* _WHAT YOU NEED TO DO_:
Could you print every record below exactly as it appears?

□ □ □ □ □

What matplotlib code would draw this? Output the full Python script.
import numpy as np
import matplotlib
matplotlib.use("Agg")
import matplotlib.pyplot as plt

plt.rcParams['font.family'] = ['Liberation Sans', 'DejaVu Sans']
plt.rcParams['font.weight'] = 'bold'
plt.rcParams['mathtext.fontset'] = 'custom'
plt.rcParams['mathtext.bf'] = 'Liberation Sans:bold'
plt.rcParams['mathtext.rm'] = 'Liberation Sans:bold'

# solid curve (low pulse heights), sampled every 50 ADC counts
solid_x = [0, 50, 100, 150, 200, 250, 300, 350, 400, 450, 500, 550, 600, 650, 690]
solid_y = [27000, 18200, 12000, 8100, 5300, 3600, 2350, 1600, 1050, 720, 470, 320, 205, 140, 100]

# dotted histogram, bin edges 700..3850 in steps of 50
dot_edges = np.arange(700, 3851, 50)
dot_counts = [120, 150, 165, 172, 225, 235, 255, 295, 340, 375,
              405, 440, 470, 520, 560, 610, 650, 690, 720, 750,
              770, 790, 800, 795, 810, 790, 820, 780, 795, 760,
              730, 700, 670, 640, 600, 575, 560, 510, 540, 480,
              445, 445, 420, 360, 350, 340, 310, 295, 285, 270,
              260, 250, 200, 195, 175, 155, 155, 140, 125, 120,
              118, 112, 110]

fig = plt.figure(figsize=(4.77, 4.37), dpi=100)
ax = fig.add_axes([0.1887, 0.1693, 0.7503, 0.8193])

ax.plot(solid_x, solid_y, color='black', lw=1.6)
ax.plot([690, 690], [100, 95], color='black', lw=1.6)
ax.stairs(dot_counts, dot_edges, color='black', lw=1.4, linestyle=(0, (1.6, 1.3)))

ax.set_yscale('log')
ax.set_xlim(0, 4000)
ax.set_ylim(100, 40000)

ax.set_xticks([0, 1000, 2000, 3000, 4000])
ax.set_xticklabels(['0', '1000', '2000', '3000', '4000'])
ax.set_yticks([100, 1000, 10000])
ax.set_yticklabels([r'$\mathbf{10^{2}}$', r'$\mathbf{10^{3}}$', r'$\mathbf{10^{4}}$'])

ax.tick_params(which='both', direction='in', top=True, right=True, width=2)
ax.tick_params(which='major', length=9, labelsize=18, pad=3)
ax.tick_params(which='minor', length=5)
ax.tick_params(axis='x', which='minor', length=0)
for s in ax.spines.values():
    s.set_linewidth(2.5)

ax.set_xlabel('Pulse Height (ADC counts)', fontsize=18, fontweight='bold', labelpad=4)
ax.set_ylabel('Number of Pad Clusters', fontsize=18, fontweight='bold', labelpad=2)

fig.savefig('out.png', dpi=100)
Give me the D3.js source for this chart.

□ □ □ □ □

* _CORRECT RESULT_:
What matplotlib code would draw this? Output the full Python script.
import numpy as np
import matplotlib
matplotlib.use("Agg")
import matplotlib.pyplot as plt

plt.rcParams['font.family'] = ['Liberation Sans', 'DejaVu Sans']
plt.rcParams['font.weight'] = 'bold'
plt.rcParams['mathtext.fontset'] = 'custom'
plt.rcParams['mathtext.bf'] = 'Liberation Sans:bold'
plt.rcParams['mathtext.rm'] = 'Liberation Sans:bold'

# solid curve (low pulse heights), sampled every 50 ADC counts
solid_x = [0, 50, 100, 150, 200, 250, 300, 350, 400, 450, 500, 550, 600, 650, 690]
solid_y = [27000, 18200, 12000, 8100, 5300, 3600, 2350, 1600, 1050, 720, 470, 320, 205, 140, 100]

# dotted histogram, bin edges 700..3850 in steps of 50
dot_edges = np.arange(700, 3851, 50)
dot_counts = [120, 150, 165, 172, 225, 235, 255, 295, 340, 375,
              405, 440, 470, 520, 560, 610, 650, 690, 720, 750,
              770, 790, 800, 795, 810, 790, 820, 780, 795, 760,
              730, 700, 670, 640, 600, 575, 560, 510, 540, 480,
              445, 445, 420, 360, 350, 340, 310, 295, 285, 270,
              260, 250, 200, 195, 175, 155, 155, 140, 125, 120,
              118, 112, 110]

fig = plt.figure(figsize=(4.77, 4.37), dpi=100)
ax = fig.add_axes([0.1887, 0.1693, 0.7503, 0.8193])

ax.plot(solid_x, solid_y, color='black', lw=1.6)
ax.plot([690, 690], [100, 95], color='black', lw=1.6)
ax.stairs(dot_counts, dot_edges, color='black', lw=1.4, linestyle=(0, (1.6, 1.3)))

ax.set_yscale('log')
ax.set_xlim(0, 4000)
ax.set_ylim(100, 40000)

ax.set_xticks([0, 1000, 2000, 3000, 4000])
ax.set_xticklabels(['0', '1000', '2000', '3000', '4000'])
ax.set_yticks([100, 1000, 10000])
ax.set_yticklabels([r'$\mathbf{10^{2}}$', r'$\mathbf{10^{3}}$', r'$\mathbf{10^{4}}$'])

ax.tick_params(which='both', direction='in', top=True, right=True, width=2)
ax.tick_params(which='major', length=9, labelsize=18, pad=3)
ax.tick_params(which='minor', length=5)
ax.tick_params(axis='x', which='minor', length=0)
for s in ax.spines.values():
    s.set_linewidth(2.5)

ax.set_xlabel('Pulse Height (ADC counts)', fontsize=18, fontweight='bold', labelpad=4)
ax.set_ylabel('Number of Pad Clusters', fontsize=18, fontweight='bold', labelpad=2)

fig.savefig('out.png', dpi=100)
Give me the D3.js source for this chart.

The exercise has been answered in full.